A Shapley Value Estimation Speedup for Efficient Explainable Quantum AI
Burge, Iain, Barbeau, Michel, Garcia-Alfaro, Joaquin
–arXiv.org Artificial Intelligence
This work focuses on developing efficient post-hoc explanations for quantum AI algorithms. In classical contexts, the cooperative game theory concept of the Shapley value adapts naturally to post-hoc explanations, where it can be used to identify which factors are important in an AI's decision-making process. An interesting question is how to translate Shapley values to the quantum setting and whether quantum effects could be used to accelerate their calculation. We propose quantum algorithms that can extract Shapley values within some confidence interval. Our method is capable of quadratically outperforming classical Monte Carlo approaches to approximating Shapley values up to polylogarithmic factors in various circumstances. We demonstrate the validity of our approach empirically with specific voting games and provide rigorous proofs of performance for general cooperative games. As Artificial Intelligence (AI) becomes a larger part of critical decision-making processes, it is important to understand the logic behind the decisions being made.
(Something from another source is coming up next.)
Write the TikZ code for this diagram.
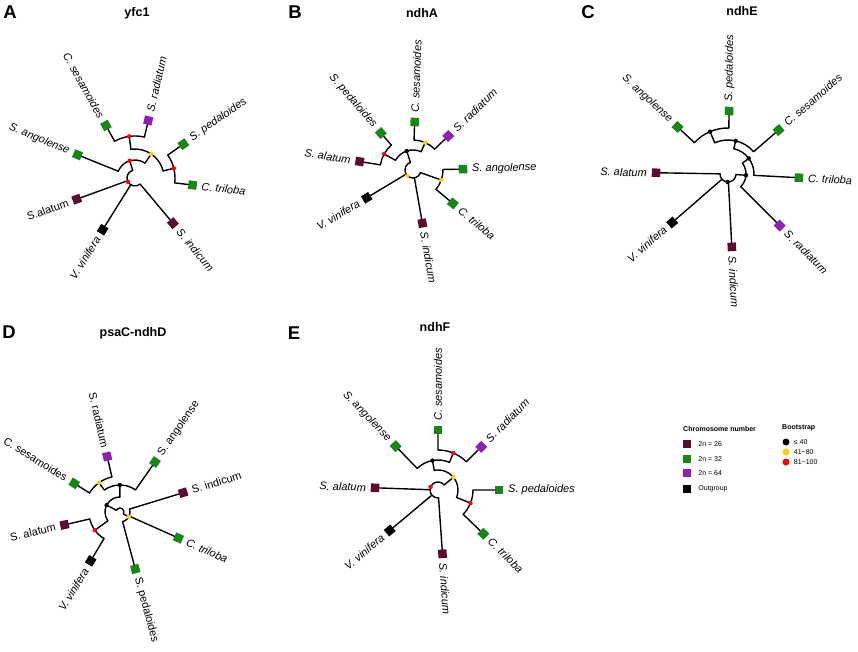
\documentclass[tikz,border=0pt]{standalone}
\usepackage{fontspec}
\setmainfont{Liberation Sans}
\usetikzlibrary{positioning}

\definecolor{chr26}{RGB}{92,12,46}
\definecolor{chr32}{RGB}{24,134,24}
\definecolor{chr64}{RGB}{142,32,178}
\definecolor{bsmid}{RGB}{255,208,0}
\definecolor{bshigh}{RGB}{255,0,0}

\tikzset{
  branch/.style = {line width=1.4pt, line cap=round, line join=round},
  tipbox/.style = {shape=rectangle, minimum size=8.5pt, inner sep=0pt},
  taxon/.style = {font=\fontsize{11}{13}\selectfont\itshape, inner sep=0pt},
  paneltag/.style = {font=\fontsize{18.5}{20}\selectfont\bfseries, inner sep=0pt},
  genename/.style = {font=\fontsize{12.5}{14}\selectfont\bfseries, inner sep=0pt},
  legtitle/.style = {font=\fontsize{7}{8}\selectfont\bfseries, inner sep=0pt, anchor=west},
  legtext/.style = {font=\fontsize{7}{8}\selectfont, inner sep=0pt},
  legbox/.style = {shape=rectangle, minimum size=8pt, inner sep=0pt},
  legdot/.style = {shape=circle, minimum size=7pt, inner sep=0pt},
}

% leaf: name, angle, radius, colour, label
\newcommand{\leaf}[5]{%
  \node[tipbox, fill=#4, rotate=#2] (#1) at (#2:#3) {};
  \pgfmathsetmacro{\leafcos}{cos(#2)}%
  \ifdim\leafcos pt<-0.01pt
    \node[taxon, rotate=#2+180, anchor=east] (#1-name) at (#2:{#3+9}) {#5};
  \else
    \node[taxon, rotate=#2, anchor=west] (#1-name) at (#2:{#3+9}) {#5};
  \fi}

% inner node: name, radius, from angle, to angle
\newcommand{\arcnode}[4]{%
  \draw[branch] (#3:#2) arc[start angle=#3, end angle=#4, radius=#2];
  \coordinate (#1) at ({(#3+#4)/2}:#2);}

\begin{document}
\begin{tikzpicture}[x=1pt, y=1pt]
  \useasboundingbox (0,0) rectangle (858,651);

  % panel headings
  \node[paneltag] (tagA) at (10,639) {A};
  \node[genename] (geneA) at (137,638) {yfc1};
  \node[paneltag] (tagB) at (295,639) {B};
  \node[genename] (geneB) at (422,638) {ndhA};
  \node[paneltag] (tagC) at (588,639) {C};
  \node[genename] (geneC) at (742,640) {ndhE};
  \node[paneltag] (tagD) at (9,319) {D};
  \node[genename] (geneD) at (133,318) {psaC-ndhD};
  \node[paneltag] (tagE) at (294,318) {E};
  \node[genename] (geneE) at (435,324) {ndhF};

  % A: yfc1
  \begin{scope}[shift={(135,473)}]
    \leaf{A-ses}{119}{60}{chr32}{C. sesamoides}
    \leaf{A-rad}{77}{59}{chr64}{S. radiatum}
    \leaf{A-ped}{35}{59}{chr32}{S. pedaloides}
    \leaf{A-tri}{-7}{58}{chr32}{C. triloba}
    \leaf{A-ind}{-50}{59}{chr26}{S. indicum}
    \leaf{A-vin}{238}{61}{black}{V. vinifera}
    \leaf{A-ala}{200}{62}{chr26}{\upshape S.alatum}
    \leaf{A-ang}{158}{62}{chr32}{S. angolense}
    \arcnode{A-n1}{42}{77}{119}
    \arcnode{A-n2}{40}{-7}{35}
    \arcnode{A-n3}{29}{14}{98}
    \arcnode{A-n4}{18}{56}{158}
    \arcnode{A-n0}{8}{107}{310}
    \draw[branch] (119:42) -- (A-ses) (77:42) -- (A-rad)
                  (35:40) -- (A-ped) (-7:40) -- (A-tri)
                  (98:29) -- (A-n1) (14:29) -- (A-n2)
                  (56:18) -- (A-n3) (158:18) -- (A-ang)
                  (107:8) -- (A-n4) (200:8) -- (A-ala)
                  (238:8) -- (A-vin) (310:8) -- (A-ind);
    \foreach \n/\c in {A-n1/bshigh, A-n2/bshigh, A-n3/bsmid, A-n4/bshigh, A-n0/bshigh}
      \fill[\c] (\n) circle[radius=2.2];
  \end{scope}

  % B: ndhA
  \begin{scope}[shift={(413,481)}]
    \leaf{B-ped}{131}{49}{chr32}{S. pedaloides}
    \leaf{B-ses}{88}{48}{chr32}{C. sesamoides}
    \leaf{B-rad}{44}{49}{chr64}{S. radiatum}
    \leaf{B-ang}{1}{50}{chr32}{S. angolense}
    \leaf{B-tri}{-40}{52}{chr32}{C. triloba}
    \leaf{B-ind}{-80}{54}{chr26}{S. indicum}
    \leaf{B-vin}{211}{54}{black}{V. vinifera}
    \leaf{B-ala}{171}{54}{chr26}{S. alatum}
    \arcnode{B-n1}{30}{44}{88}
    \arcnode{B-n2}{33}{131}{171}
    \arcnode{B-n3}{20}{66}{151}
    \arcnode{B-n4}{30}{-40}{1}
    \arcnode{B-n0}{8}{108.5}{340.5}
    \draw[branch] (44:30) -- (B-rad) (88:30) -- (B-ses)
                  (131:33) -- (B-ped) (171:33) -- (B-ala)
                  (66:20) -- (B-n1) (151:20) -- (B-n2)
                  (1:30) -- (B-ang) (-40:30) -- (B-tri)
                  (108.5:8) -- (B-n3) (211:8) -- (B-vin)
                  (280:8) -- (B-ind) (340.5:8) -- (B-n4);
    \foreach \n/\c in {B-n1/bsmid, B-n2/bshigh, B-n3/black, B-n4/bsmid, B-n0/bsmid}
      \fill[\c] (\n) circle[radius=2.2];
  \end{scope}

  % C: ndhE
  \begin{scope}[shift={(728,477)}]
    \leaf{C-ang}{137}{69}{chr32}{S. angolense}
    \leaf{C-ped}{89}{63}{chr32}{S. pedaloides}
    \leaf{C-ses}{41}{67}{chr32}{C. sesamoides}
    \leaf{C-tri}{-3}{71}{chr32}{C. triloba}
    \leaf{C-rad}{-45}{73}{chr64}{S. radiatum}
    \leaf{C-ind}{-87}{73}{chr26}{S. indicum}
    \leaf{C-vin}{221}{74}{black}{V. vinifera}
    \leaf{C-ala}{179}{72}{chr26}{S. alatum}
    \arcnode{C-n1}{46}{89}{137}
    \arcnode{C-n2}{34}{41}{113}
    \arcnode{C-n3}{26}{-3}{77}
    \arcnode{C-n4}{18}{-45}{37}
    \arcnode{C-n0}{8}{179}{356}
    \draw[branch] (89:46) -- (C-ped) (137:46) -- (C-ang)
                  (113:34) -- (C-n1) (41:34) -- (C-ses)
                  (77:26) -- (C-n2) (-3:26) -- (C-tri)
                  (37:18) -- (C-n3) (-45:18) -- (C-rad)
                  (356:8) -- (C-n4) (273:8) -- (C-ind)
                  (221:8) -- (C-vin) (179:8) -- (C-ala);
    \foreach \n in {C-n1, C-n2, C-n3, C-n4, C-n0}
      \fill[black] (\n) circle[radius=2.2];
  \end{scope}

  % D: psaC-ndhD
  \begin{scope}[shift={(120,139)}]
    \leaf{D-rad}{103}{57}{chr64}{\upshape S. radiatum}
    \leaf{D-ang}{55}{61}{chr32}{\upshape S. angolense}
    \leaf{D-ind}{17}{66}{chr26}{\upshape S. indicum}
    \leaf{D-tri}{-24}{64}{chr32}{C. triloba}
    \leaf{D-ped}{-75}{59}{chr32}{\upshape S. pedaloides}
    \leaf{D-vin}{239}{57}{black}{V. vinifera}
    \leaf{D-ala}{193}{57}{chr26}{\upshape S. alatum}
    \leaf{D-ses}{148}{54}{chr32}{\upshape C. sesamoides}
    \arcnode{D-n1}{36}{103}{148}
    \arcnode{D-n2}{27}{55}{125.5}
    \arcnode{D-n3}{31}{193}{239}
    \arcnode{D-n4}{15}{90.25}{216}
    \arcnode{D-n5}{10}{-75}{17}
    \arcnode{D-n0}{4}{-29}{153.125}
    \draw[branch] (103:36) -- (D-rad) (148:36) -- (D-ses)
                  (125.5:27) -- (D-n1) (55:27) -- (D-ang)
                  (193:31) -- (D-ala) (239:31) -- (D-vin)
                  (90.25:15) -- (D-n2) (216:15) -- (D-n3)
                  (153.125:4) -- (D-n4) (-29:4) -- (D-n5)
                  (17:10) -- (D-ind) (-24:10) -- (D-tri) (-75:10) -- (D-ped);
    \foreach \n/\c in {D-n1/bsmid, D-n2/black, D-n3/bshigh, D-n4/black, D-n5/bsmid}
      \fill[\c] (\n) circle[radius=2.2];
  \end{scope}

  % E: ndhF
  \begin{scope}[shift={(438,161)}]
    \leaf{E-ses}{90}{60}{chr32}{C. sesamoides}
    \leaf{E-rad}{45}{61}{chr64}{S. radiatum}
    \leaf{E-ped}{0}{61}{chr32}{S. pedaloides}
    \leaf{E-tri}{-44}{63}{chr32}{C. triloba}
    \leaf{E-ind}{-86}{64}{chr26}{S. indicum}
    \leaf{E-vin}{220}{63}{black}{V. vinifera}
    \leaf{E-ala}{178}{63}{chr26}{S. alatum}
    \leaf{E-ang}{134}{61}{chr32}{S. angolense}
    \arcnode{E-n1}{40}{45}{90}
    \arcnode{E-n2}{30}{67.5}{134}
    \arcnode{E-n3}{35}{-44}{0}
    \arcnode{E-n4}{20}{-22}{100.75}
    \arcnode{E-n0}{8}{39.375}{274}
    \draw[branch] (45:40) -- (E-rad) (90:40) -- (E-ses)
                  (67.5:30) -- (E-n1) (134:30) -- (E-ang)
                  (0:35) -- (E-ped) (-44:35) -- (E-tri)
                  (100.75:20) -- (E-n2) (-22:20) -- (E-n3)
                  (39.375:8) -- (E-n4) (178:8) -- (E-ala)
                  (220:8) -- (E-vin) (274:8) -- (E-ind);
    \foreach \n/\c in {E-n1/bshigh, E-n2/black, E-n3/bshigh, E-n4/bsmid, E-n0/bshigh}
      \fill[\c] (\n) circle[radius=2.2];
  \end{scope}

  % legend
  \node[legtitle] (chrtitle) at (683,222) {Chromosome number};
  \node[legbox, fill=chr26] (leg26) at (687,207) {};
  \node[legbox, fill=chr32] (leg32) at (687,192) {};
  \node[legbox, fill=chr64] (leg64) at (687,178) {};
  \node[legbox, fill=black] (legout) at (687,162) {};
  \node[legtext, right=7pt of leg26] (leg26-text) {2n = 26};
  \node[legtext, right=7pt of leg32] (leg32-text) {2n = 32};
  \node[legtext, right=7pt of leg64] (leg64-text) {2n = 64};
  \node[legtext, right=7pt of legout] (legout-text) {Outgroup};
  \node[legtitle] (bstitle) at (782,223) {Bootstrap};
  \node[legdot, fill=black] (leg-low) at (786,209) {};
  \node[legdot, fill=bsmid] (leg-mid) at (786,199) {};
  \node[legdot, fill=bshigh] (leg-high) at (786,189) {};
  \node[legtext, right=4pt of leg-low] (leg-low-text) {≤ 40};
  \node[legtext, right=4pt of leg-mid] (leg-mid-text) {41\textasciitilde 80};
  \node[legtext, right=4pt of leg-high] (leg-high-text) {81\textasciitilde 100};
\end{tikzpicture}
\end{document}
Transparency in AI has become a topic of substantial regulatory importance worldwide. In the European Union, the General Data Protection Regulation (GDPR) provides citizens the right to explanations for impactful automated decisions which relate to personal data [1]. More recently, in 2024, the European Union enacted the AI act. The AI act provides individuals, in the context of high-risk AI systems, the right to an explanation for: (i) the use of an AI system in the decision-making process; (ii) the most important elements of that decision [2]. NIST's plan listed explainability as an aspect of trustability, which is one of their key areas of focus. This wave of legislative attention poses a substantial challenge, as many of today's state-of-the-art AI algorithms, such as deep learning models, are unexplainable black boxes [4]. Without specialized tools, AI developers often cannot understand the reasoning of their models.